▶ [Dataset section]

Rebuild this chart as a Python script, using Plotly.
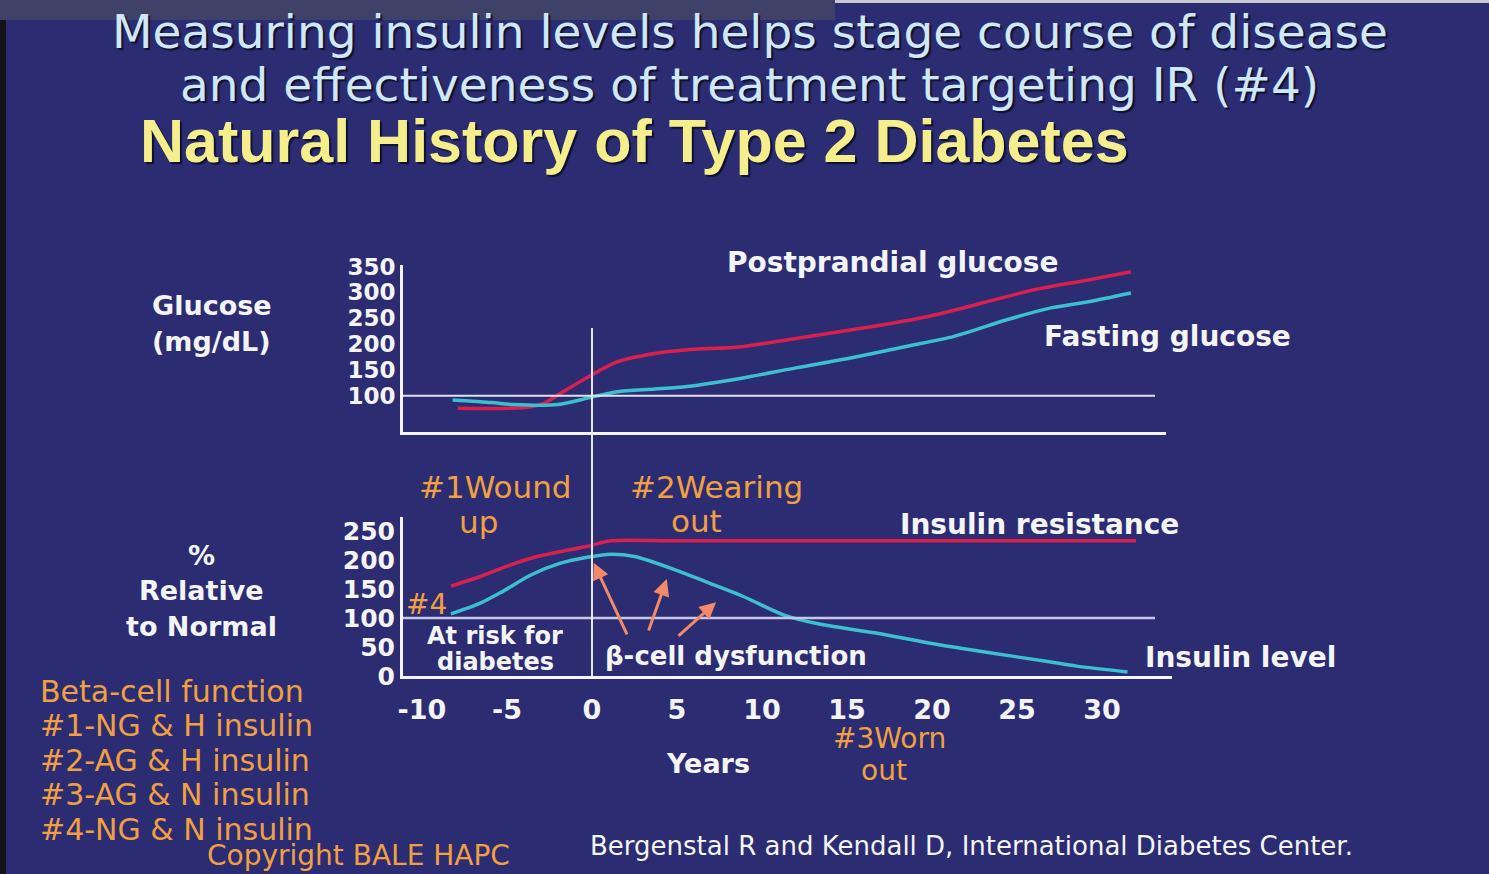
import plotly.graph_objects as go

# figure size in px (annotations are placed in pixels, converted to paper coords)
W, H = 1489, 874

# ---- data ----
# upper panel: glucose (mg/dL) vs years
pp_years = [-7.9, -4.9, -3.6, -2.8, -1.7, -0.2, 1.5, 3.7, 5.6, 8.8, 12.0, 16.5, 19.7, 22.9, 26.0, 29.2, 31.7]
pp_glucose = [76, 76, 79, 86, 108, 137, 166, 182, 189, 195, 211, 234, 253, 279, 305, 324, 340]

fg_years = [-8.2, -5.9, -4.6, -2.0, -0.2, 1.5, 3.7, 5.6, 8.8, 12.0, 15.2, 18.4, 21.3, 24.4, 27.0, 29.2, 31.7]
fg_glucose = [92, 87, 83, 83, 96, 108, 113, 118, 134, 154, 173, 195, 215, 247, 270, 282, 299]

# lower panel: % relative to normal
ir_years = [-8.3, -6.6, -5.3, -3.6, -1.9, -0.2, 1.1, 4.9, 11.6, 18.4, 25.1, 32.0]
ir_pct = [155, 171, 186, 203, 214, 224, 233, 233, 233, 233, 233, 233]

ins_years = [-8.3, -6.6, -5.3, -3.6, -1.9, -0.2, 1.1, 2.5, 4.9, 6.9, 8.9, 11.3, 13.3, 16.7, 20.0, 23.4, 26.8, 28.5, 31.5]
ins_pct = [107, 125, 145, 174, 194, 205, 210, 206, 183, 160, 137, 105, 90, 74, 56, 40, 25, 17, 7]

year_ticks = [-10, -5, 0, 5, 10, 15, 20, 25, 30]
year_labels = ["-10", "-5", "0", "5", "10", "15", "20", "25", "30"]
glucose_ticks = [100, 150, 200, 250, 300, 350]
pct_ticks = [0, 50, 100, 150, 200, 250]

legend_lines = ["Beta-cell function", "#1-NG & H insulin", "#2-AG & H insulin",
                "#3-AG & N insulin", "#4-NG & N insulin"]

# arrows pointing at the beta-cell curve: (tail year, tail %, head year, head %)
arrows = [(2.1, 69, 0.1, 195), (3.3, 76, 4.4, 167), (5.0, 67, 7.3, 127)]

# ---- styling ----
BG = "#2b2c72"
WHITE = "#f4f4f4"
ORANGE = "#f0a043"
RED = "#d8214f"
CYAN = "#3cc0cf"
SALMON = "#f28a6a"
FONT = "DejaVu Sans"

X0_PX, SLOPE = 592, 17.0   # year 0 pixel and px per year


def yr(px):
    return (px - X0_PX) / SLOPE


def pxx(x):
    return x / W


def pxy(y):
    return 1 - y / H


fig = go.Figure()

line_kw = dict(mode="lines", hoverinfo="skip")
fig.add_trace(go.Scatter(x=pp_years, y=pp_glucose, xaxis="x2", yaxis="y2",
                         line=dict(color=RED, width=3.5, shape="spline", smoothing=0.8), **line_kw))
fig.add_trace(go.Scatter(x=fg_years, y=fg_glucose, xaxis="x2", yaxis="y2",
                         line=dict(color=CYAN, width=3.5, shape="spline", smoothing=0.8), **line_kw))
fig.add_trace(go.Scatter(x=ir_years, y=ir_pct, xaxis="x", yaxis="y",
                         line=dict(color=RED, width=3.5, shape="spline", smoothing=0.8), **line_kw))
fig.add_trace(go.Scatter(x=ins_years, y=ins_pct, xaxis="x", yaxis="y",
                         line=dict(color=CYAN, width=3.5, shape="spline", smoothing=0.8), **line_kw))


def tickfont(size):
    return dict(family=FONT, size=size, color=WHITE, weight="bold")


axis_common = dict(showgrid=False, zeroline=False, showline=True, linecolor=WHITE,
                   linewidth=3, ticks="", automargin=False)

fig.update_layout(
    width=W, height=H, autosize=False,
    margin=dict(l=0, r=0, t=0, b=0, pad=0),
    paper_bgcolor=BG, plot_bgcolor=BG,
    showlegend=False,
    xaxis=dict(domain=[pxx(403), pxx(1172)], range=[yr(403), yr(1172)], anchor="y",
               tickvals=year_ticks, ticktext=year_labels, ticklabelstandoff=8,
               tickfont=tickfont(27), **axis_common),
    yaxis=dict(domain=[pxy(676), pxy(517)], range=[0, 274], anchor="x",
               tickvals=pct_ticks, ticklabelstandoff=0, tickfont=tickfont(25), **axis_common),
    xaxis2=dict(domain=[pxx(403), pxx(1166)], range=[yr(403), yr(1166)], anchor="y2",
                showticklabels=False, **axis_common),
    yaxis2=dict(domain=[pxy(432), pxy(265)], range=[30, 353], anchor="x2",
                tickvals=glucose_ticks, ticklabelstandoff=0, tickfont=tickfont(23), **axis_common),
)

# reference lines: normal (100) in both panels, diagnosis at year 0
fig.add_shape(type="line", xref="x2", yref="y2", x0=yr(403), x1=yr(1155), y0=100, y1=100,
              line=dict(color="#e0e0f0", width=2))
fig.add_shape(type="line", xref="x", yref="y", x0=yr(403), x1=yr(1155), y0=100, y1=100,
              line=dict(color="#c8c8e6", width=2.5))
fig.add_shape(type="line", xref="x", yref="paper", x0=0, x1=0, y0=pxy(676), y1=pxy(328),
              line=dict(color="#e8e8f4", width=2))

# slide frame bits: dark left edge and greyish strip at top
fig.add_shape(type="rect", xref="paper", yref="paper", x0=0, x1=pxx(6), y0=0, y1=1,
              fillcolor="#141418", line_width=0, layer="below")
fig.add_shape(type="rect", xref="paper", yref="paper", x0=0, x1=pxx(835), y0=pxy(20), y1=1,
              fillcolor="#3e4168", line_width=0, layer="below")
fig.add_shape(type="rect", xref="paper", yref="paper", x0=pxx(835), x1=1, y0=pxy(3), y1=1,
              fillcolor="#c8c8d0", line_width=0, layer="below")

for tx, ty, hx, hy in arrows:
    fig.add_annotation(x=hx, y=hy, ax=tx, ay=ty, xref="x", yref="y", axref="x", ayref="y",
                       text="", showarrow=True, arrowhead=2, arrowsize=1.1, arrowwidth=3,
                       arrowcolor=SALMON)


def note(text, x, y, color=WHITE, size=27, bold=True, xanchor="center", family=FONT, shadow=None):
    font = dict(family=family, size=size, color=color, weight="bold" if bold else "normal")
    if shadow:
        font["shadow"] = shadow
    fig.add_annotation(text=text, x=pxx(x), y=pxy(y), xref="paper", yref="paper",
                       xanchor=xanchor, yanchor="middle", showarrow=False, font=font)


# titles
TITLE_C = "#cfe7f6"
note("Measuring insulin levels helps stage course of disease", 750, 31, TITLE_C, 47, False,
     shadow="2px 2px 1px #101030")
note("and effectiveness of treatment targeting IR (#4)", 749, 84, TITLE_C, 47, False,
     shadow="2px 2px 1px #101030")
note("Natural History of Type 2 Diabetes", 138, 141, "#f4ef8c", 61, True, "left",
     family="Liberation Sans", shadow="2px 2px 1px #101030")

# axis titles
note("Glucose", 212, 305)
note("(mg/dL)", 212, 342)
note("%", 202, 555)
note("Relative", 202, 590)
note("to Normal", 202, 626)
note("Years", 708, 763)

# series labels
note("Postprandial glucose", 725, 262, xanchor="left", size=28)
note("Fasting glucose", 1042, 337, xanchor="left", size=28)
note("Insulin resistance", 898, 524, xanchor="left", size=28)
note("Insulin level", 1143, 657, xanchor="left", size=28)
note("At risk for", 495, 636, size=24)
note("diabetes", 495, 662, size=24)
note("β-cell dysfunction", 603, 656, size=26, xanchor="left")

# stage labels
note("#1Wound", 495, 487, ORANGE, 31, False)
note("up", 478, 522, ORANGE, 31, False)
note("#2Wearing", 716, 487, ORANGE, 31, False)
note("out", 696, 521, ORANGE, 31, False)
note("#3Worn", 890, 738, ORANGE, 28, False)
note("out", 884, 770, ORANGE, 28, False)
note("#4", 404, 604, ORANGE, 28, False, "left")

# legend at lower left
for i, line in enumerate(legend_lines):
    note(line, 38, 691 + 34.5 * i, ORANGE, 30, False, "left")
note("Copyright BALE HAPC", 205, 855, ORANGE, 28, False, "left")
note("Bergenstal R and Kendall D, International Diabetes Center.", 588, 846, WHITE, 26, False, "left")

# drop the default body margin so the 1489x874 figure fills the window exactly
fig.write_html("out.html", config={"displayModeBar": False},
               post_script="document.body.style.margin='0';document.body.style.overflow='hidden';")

▶ [Given instruction]
Leave out the pictures. Transcribe only the lines above, from the first through the one that contains "270, 282, 299]".

▶ [Result of the exercise]
Rebuild this chart as a Python script, using Plotly.
import plotly.graph_objects as go

# figure size in px (annotations are placed in pixels, converted to paper coords)
W, H = 1489, 874

# ---- data ----
# upper panel: glucose (mg/dL) vs years
pp_years = [-7.9, -4.9, -3.6, -2.8, -1.7, -0.2, 1.5, 3.7, 5.6, 8.8, 12.0, 16.5, 19.7, 22.9, 26.0, 29.2, 31.7]
pp_glucose = [76, 76, 79, 86, 108, 137, 166, 182, 189, 195, 211, 234, 253, 279, 305, 324, 340]

fg_years = [-8.2, -5.9, -4.6, -2.0, -0.2, 1.5, 3.7, 5.6, 8.8, 12.0, 15.2, 18.4, 21.3, 24.4, 27.0, 29.2, 31.7]
fg_glucose = [92, 87, 83, 83, 96, 108, 113, 118, 134, 154, 173, 195, 215, 247, 270, 282, 299]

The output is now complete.